Implementations of the rope (data structure) typically implement a cord position iterator to traverse the string.
The iterator can be seen as a finger that points at some specific character of the string.
Like most balanced trees, ropes require O(log(n)) time to retrieve data in one leaf of the tree when given only the root of the tree.
Reading every leaf of the tree would seem to require O(n·log(n)) time.
However, by storing a little extra information, the iterator can be used to read "the next" leaf in only O(1) time, and every leaf of a tree in only O(n) time.
Implementations of ropes typically cache "extra information" about the entire the path from the root to the current node position in the iterator.
Other implementations of tree data structures sometimes store "extra information" in the tree itself,
storing a pointer in each node to its parent or its successor (in addition to the normal pointers in each node to its children), and storing only the current node position in the iterator.

==Generalizations==

If one can perform finger search in an iterative manner in O(f(d)) time, where each iteration takes O(1) time, then by providing c different fingers, one can perform finger search in O(c min{d(x, y_{1}), ..., d(x, y_{c})}) time. This is accomplished by starting finger search for all c fingers, and iterating them forward one step each until the first one terminates.
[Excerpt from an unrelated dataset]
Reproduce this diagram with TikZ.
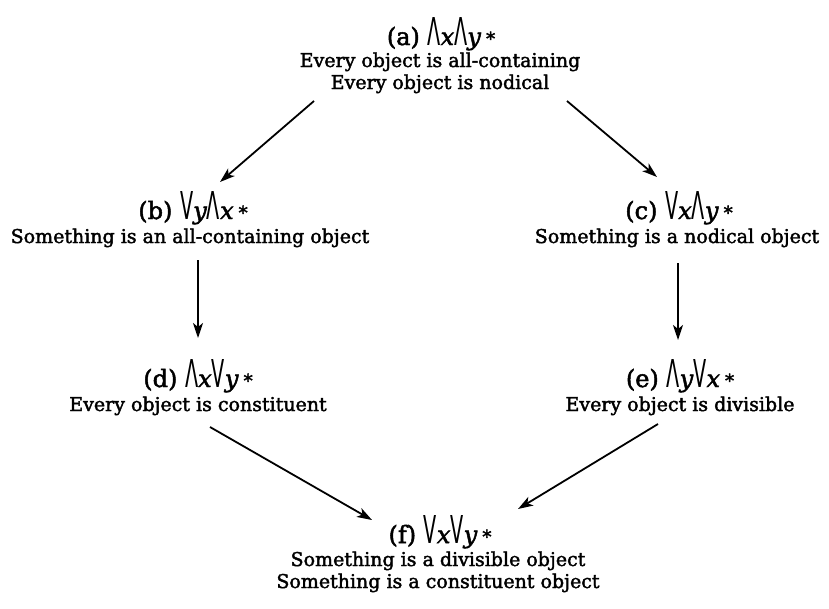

Given any sequence A = [a_{1}, ..., a_{m}] of m accesses, a structure is said to have the static finger property for a fixed finger f, if the time to perform A is $O\left(\sum_{i=1}^{m}\log d(f,a_i)\right)$. Splay trees have this property for any choice of f with no additional processing on sufficiently large sequences of accesses.

==Applications==

Finger search can be used to re-use work already done in previous searches. For instance, one way to iterate over the elements in a data structure is to simply finger search for them in order, where the finger for one query is the location of the result of the last. One may optimize their data structure by doing this internally if it is known that searches are frequently near the last search.

A finger search tree is a type of data structure that allows fingers to be specified such that all or some of their supported operations are faster when they access or modify a location near a finger. In contrast to the finger searches described in this article, these fingers are not provided at query time, but are separately specified so that all future operations use these fingers. One benefit of this is that the user needs not manipulate or store internal references to the structure, they may simply specify an element in the structure.